== Entries shown ==
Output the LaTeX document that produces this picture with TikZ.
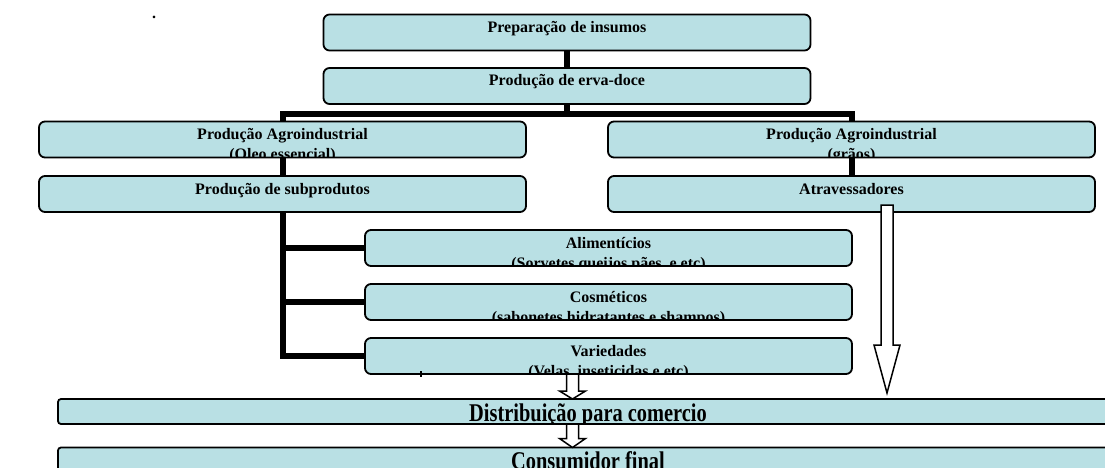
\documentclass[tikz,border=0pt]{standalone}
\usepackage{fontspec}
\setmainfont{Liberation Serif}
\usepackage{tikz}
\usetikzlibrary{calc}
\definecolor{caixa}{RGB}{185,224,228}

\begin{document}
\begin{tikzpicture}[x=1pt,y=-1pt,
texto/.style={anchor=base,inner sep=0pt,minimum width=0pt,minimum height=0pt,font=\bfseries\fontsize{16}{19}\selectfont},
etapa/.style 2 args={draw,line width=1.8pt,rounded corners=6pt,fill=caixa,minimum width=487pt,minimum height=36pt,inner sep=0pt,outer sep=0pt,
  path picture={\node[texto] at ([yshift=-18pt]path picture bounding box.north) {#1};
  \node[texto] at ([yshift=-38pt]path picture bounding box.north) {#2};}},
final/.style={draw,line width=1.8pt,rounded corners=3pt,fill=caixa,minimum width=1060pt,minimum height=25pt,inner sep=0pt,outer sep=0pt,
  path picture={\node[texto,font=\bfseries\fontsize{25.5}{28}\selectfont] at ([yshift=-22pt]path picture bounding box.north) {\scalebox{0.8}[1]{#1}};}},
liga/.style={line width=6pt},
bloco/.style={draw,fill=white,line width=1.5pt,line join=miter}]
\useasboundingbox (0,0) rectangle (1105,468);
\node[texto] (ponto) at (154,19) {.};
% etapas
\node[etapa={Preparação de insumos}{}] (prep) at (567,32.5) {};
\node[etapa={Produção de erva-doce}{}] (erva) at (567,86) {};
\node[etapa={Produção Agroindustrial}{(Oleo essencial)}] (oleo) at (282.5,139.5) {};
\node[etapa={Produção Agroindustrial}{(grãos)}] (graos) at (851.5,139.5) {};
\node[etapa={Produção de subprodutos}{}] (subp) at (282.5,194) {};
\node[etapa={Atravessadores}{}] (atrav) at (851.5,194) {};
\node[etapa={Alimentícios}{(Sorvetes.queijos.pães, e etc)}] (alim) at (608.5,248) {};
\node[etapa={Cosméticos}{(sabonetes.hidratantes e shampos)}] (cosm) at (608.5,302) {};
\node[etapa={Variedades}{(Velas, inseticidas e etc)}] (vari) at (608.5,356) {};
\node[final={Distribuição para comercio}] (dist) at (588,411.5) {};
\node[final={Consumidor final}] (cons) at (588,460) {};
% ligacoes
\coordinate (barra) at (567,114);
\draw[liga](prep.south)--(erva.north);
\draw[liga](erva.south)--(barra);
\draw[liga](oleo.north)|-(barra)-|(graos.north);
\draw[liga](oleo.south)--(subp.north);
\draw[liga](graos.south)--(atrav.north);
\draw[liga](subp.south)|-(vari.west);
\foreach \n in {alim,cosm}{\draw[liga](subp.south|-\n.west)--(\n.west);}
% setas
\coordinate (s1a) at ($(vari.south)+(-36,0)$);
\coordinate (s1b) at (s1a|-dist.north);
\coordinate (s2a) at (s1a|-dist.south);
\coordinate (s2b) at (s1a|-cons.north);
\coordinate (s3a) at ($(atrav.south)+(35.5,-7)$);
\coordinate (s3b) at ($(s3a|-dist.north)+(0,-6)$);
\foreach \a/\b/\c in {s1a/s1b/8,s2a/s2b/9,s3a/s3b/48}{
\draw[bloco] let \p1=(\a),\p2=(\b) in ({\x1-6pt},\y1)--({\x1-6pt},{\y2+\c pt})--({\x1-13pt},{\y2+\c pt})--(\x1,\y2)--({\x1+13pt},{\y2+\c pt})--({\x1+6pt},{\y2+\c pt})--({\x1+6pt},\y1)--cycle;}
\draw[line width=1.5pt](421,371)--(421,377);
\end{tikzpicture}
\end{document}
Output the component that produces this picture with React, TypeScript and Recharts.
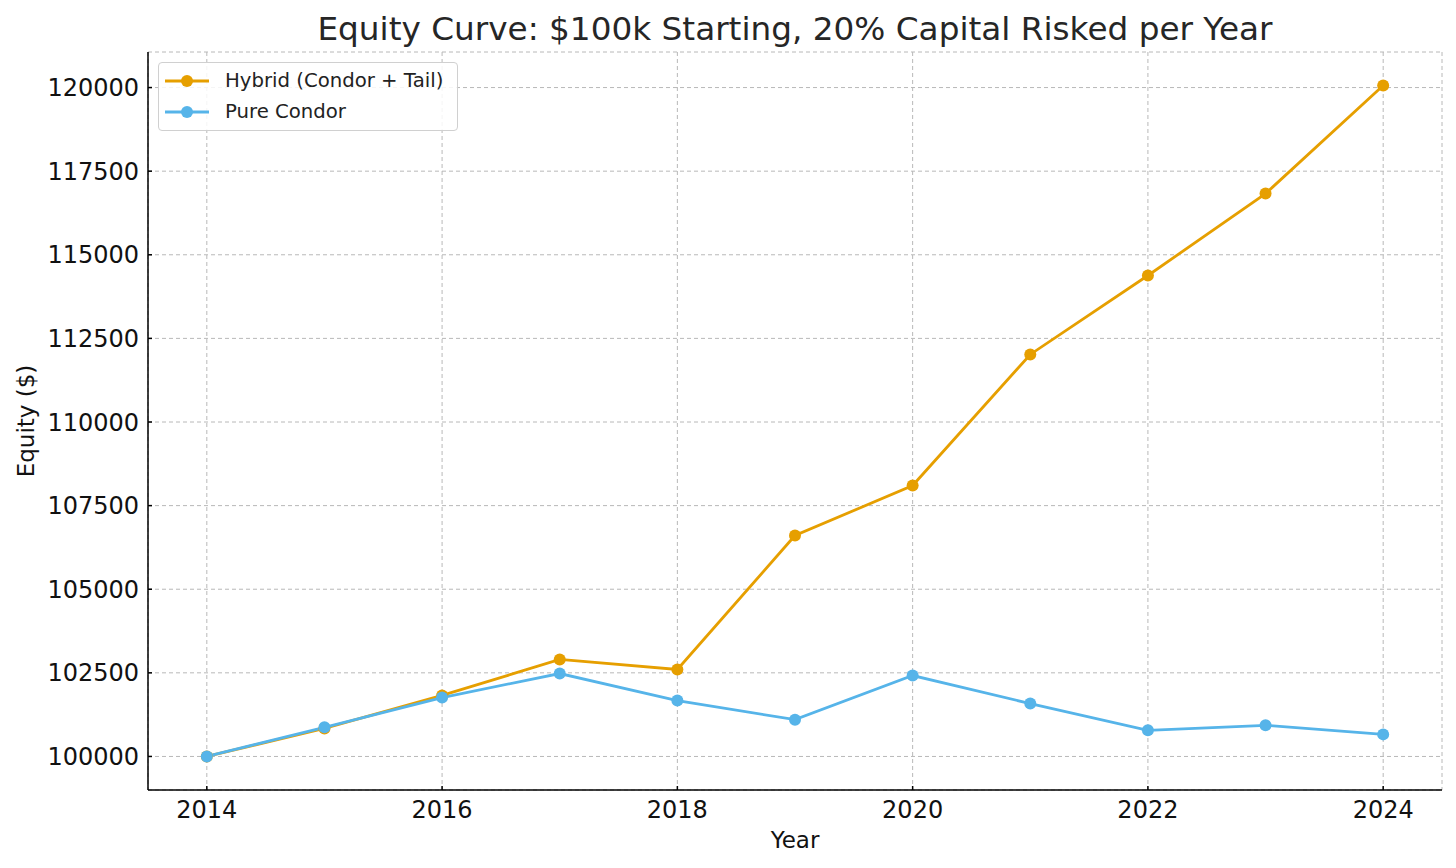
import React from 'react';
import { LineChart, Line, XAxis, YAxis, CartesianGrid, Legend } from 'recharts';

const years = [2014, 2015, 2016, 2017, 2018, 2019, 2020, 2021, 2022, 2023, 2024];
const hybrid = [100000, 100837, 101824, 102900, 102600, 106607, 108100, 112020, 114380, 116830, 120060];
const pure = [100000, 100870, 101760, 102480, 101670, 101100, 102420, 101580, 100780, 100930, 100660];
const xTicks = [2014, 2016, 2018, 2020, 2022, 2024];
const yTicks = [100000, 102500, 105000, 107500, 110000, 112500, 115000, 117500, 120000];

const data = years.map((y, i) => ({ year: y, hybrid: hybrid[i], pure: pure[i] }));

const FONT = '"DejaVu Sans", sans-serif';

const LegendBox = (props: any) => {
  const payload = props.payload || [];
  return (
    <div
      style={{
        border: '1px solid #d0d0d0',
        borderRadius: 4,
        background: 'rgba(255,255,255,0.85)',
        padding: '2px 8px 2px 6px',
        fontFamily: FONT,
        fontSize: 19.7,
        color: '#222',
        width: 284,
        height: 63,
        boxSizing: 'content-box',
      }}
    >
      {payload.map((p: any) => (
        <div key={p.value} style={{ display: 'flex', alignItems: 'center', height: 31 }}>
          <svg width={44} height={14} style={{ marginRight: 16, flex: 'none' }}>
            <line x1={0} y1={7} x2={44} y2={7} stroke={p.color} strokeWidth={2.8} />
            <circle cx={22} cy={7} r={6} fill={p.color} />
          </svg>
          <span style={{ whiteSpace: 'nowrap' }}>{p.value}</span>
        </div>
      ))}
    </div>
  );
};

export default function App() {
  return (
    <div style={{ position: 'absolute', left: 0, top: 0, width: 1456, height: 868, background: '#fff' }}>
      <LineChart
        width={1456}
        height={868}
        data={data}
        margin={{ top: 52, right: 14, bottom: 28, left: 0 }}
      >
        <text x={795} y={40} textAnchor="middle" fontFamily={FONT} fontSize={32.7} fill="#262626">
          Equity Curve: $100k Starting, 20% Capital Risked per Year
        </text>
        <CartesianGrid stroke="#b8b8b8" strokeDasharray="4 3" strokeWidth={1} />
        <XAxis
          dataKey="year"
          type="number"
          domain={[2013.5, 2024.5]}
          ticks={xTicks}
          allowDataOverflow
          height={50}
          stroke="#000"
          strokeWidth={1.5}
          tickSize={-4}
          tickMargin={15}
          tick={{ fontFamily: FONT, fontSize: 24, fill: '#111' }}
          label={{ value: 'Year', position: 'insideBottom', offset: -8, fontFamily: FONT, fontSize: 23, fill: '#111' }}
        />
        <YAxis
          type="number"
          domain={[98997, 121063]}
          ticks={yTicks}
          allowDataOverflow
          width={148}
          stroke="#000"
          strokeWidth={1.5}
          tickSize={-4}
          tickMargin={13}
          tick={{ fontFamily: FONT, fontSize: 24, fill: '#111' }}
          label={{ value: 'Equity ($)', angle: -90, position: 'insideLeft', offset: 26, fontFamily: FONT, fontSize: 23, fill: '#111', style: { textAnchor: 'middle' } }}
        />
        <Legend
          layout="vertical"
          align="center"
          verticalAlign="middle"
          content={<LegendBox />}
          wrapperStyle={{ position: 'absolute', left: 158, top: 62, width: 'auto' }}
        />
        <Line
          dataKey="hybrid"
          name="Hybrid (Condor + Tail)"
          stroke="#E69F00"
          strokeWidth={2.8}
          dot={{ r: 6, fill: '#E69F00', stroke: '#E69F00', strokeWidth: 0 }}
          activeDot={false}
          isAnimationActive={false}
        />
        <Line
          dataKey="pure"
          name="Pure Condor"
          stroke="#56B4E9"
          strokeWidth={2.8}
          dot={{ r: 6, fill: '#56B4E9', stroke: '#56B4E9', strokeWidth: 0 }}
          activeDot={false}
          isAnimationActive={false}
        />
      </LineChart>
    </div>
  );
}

== Stated problem ==
Return the listing above in full and without alteration, excluding its pictures.

== Correct result ==
Output the LaTeX document that produces this picture with TikZ.
\documentclass[tikz,border=0pt]{standalone}
\usepackage{fontspec}
\setmainfont{Liberation Serif}
\usepackage{tikz}
\usetikzlibrary{calc}
\definecolor{caixa}{RGB}{185,224,228}

\begin{document}
\begin{tikzpicture}[x=1pt,y=-1pt,
texto/.style={anchor=base,inner sep=0pt,minimum width=0pt,minimum height=0pt,font=\bfseries\fontsize{16}{19}\selectfont},
etapa/.style 2 args={draw,line width=1.8pt,rounded corners=6pt,fill=caixa,minimum width=487pt,minimum height=36pt,inner sep=0pt,outer sep=0pt,
  path picture={\node[texto] at ([yshift=-18pt]path picture bounding box.north) {#1};
  \node[texto] at ([yshift=-38pt]path picture bounding box.north) {#2};}},
final/.style={draw,line width=1.8pt,rounded corners=3pt,fill=caixa,minimum width=1060pt,minimum height=25pt,inner sep=0pt,outer sep=0pt,
  path picture={\node[texto,font=\bfseries\fontsize{25.5}{28}\selectfont] at ([yshift=-22pt]path picture bounding box.north) {\scalebox{0.8}[1]{#1}};}},
liga/.style={line width=6pt},
bloco/.style={draw,fill=white,line width=1.5pt,line join=miter}]
\useasboundingbox (0,0) rectangle (1105,468);
\node[texto] (ponto) at (154,19) {.};
% etapas
\node[etapa={Preparação de insumos}{}] (prep) at (567,32.5) {};
\node[etapa={Produção de erva-doce}{}] (erva) at (567,86) {};
\node[etapa={Produção Agroindustrial}{(Oleo essencial)}] (oleo) at (282.5,139.5) {};
\node[etapa={Produção Agroindustrial}{(grãos)}] (graos) at (851.5,139.5) {};
\node[etapa={Produção de subprodutos}{}] (subp) at (282.5,194) {};
\node[etapa={Atravessadores}{}] (atrav) at (851.5,194) {};
\node[etapa={Alimentícios}{(Sorvetes.queijos.pães, e etc)}] (alim) at (608.5,248) {};
\node[etapa={Cosméticos}{(sabonetes.hidratantes e shampos)}] (cosm) at (608.5,302) {};
\node[etapa={Variedades}{(Velas, inseticidas e etc)}] (vari) at (608.5,356) {};
\node[final={Distribuição para comercio}] (dist) at (588,411.5) {};
\node[final={Consumidor final}] (cons) at (588,460) {};
% ligacoes
\coordinate (barra) at (567,114);
\draw[liga](prep.south)--(erva.north);
\draw[liga](erva.south)--(barra);
\draw[liga](oleo.north)|-(barra)-|(graos.north);
\draw[liga](oleo.south)--(subp.north);
\draw[liga](graos.south)--(atrav.north);
\draw[liga](subp.south)|-(vari.west);
\foreach \n in {alim,cosm}{\draw[liga](subp.south|-\n.west)--(\n.west);}
% setas
\coordinate (s1a) at ($(vari.south)+(-36,0)$);
\coordinate (s1b) at (s1a|-dist.north);
\coordinate (s2a) at (s1a|-dist.south);
\coordinate (s2b) at (s1a|-cons.north);
\coordinate (s3a) at ($(atrav.south)+(35.5,-7)$);
\coordinate (s3b) at ($(s3a|-dist.north)+(0,-6)$);
\foreach \a/\b/\c in {s1a/s1b/8,s2a/s2b/9,s3a/s3b/48}{
\draw[bloco] let \p1=(\a),\p2=(\b) in ({\x1-6pt},\y1)--({\x1-6pt},{\y2+\c pt})--({\x1-13pt},{\y2+\c pt})--(\x1,\y2)--({\x1+13pt},{\y2+\c pt})--({\x1+6pt},{\y2+\c pt})--({\x1+6pt},\y1)--cycle;}
\draw[line width=1.5pt](421,371)--(421,377);
\end{tikzpicture}
\end{document}
Output the component that produces this picture with React, TypeScript and Recharts.
import React from 'react';
import { LineChart, Line, XAxis, YAxis, CartesianGrid, Legend } from 'recharts';

const years = [2014, 2015, 2016, 2017, 2018, 2019, 2020, 2021, 2022, 2023, 2024];
const hybrid = [100000, 100837, 101824, 102900, 102600, 106607, 108100, 112020, 114380, 116830, 120060];
const pure = [100000, 100870, 101760, 102480, 101670, 101100, 102420, 101580, 100780, 100930, 100660];
const xTicks = [2014, 2016, 2018, 2020, 2022, 2024];
const yTicks = [100000, 102500, 105000, 107500, 110000, 112500, 115000, 117500, 120000];

const data = years.map((y, i) => ({ year: y, hybrid: hybrid[i], pure: pure[i] }));

const FONT = '"DejaVu Sans", sans-serif';

const LegendBox = (props: any) => {
  const payload = props.payload || [];
  return (
    <div
      style={{
        border: '1px solid #d0d0d0',
        borderRadius: 4,
        background: 'rgba(255,255,255,0.85)',
        padding: '2px 8px 2px 6px',
        fontFamily: FONT,
        fontSize: 19.7,
        color: '#222',
        width: 284,
        height: 63,
        boxSizing: 'content-box',
      }}
    >
      {payload.map((p: any) => (
        <div key={p.value} style={{ display: 'flex', alignItems: 'center', height: 31 }}>
          <svg width={44} height={14} style={{ marginRight: 16, flex: 'none' }}>
            <line x1={0} y1={7} x2={44} y2={7} stroke={p.color} strokeWidth={2.8} />
            <circle cx={22} cy={7} r={6} fill={p.color} />
          </svg>
          <span style={{ whiteSpace: 'nowrap' }}>{p.value}</span>
        </div>
      ))}
    </div>
  );
};

export default function App() {
  return (
    <div style={{ position: 'absolute', left: 0, top: 0, width: 1456, height: 868, background: '#fff' }}>
      <LineChart
        width={1456}
        height={868}
        data={data}
        margin={{ top: 52, right: 14, bottom: 28, left: 0 }}
      >
        <text x={795} y={40} textAnchor="middle" fontFamily={FONT} fontSize={32.7} fill="#262626">
          Equity Curve: $100k Starting, 20% Capital Risked per Year
        </text>
        <CartesianGrid stroke="#b8b8b8" strokeDasharray="4 3" strokeWidth={1} />
        <XAxis
          dataKey="year"
          type="number"
          domain={[2013.5, 2024.5]}
          ticks={xTicks}
          allowDataOverflow
          height={50}
          stroke="#000"
          strokeWidth={1.5}
          tickSize={-4}
          tickMargin={15}
          tick={{ fontFamily: FONT, fontSize: 24, fill: '#111' }}
          label={{ value: 'Year', position: 'insideBottom', offset: -8, fontFamily: FONT, fontSize: 23, fill: '#111' }}
        />
        <YAxis
          type="number"
          domain={[98997, 121063]}
          ticks={yTicks}
          allowDataOverflow
          width={148}
          stroke="#000"
          strokeWidth={1.5}
          tickSize={-4}
          tickMargin={13}
          tick={{ fontFamily: FONT, fontSize: 24, fill: '#111' }}
          label={{ value: 'Equity ($)', angle: -90, position: 'insideLeft', offset: 26, fontFamily: FONT, fontSize: 23, fill: '#111', style: { textAnchor: 'middle' } }}
        />
        <Legend
          layout="vertical"
          align="center"
          verticalAlign="middle"
          content={<LegendBox />}
          wrapperStyle={{ position: 'absolute', left: 158, top: 62, width: 'auto' }}
        />
        <Line
          dataKey="hybrid"
          name="Hybrid (Condor + Tail)"
          stroke="#E69F00"
          strokeWidth={2.8}
          dot={{ r: 6, fill: '#E69F00', stroke: '#E69F00', strokeWidth: 0 }}
          activeDot={false}
          isAnimationActive={false}
        />
        <Line
          dataKey="pure"
          name="Pure Condor"
          stroke="#56B4E9"
          strokeWidth={2.8}
          dot={{ r: 6, fill: '#56B4E9', stroke: '#56B4E9', strokeWidth: 0 }}
          activeDot={false}
          isAnimationActive={false}
        />
      </LineChart>
    </div>
  );
}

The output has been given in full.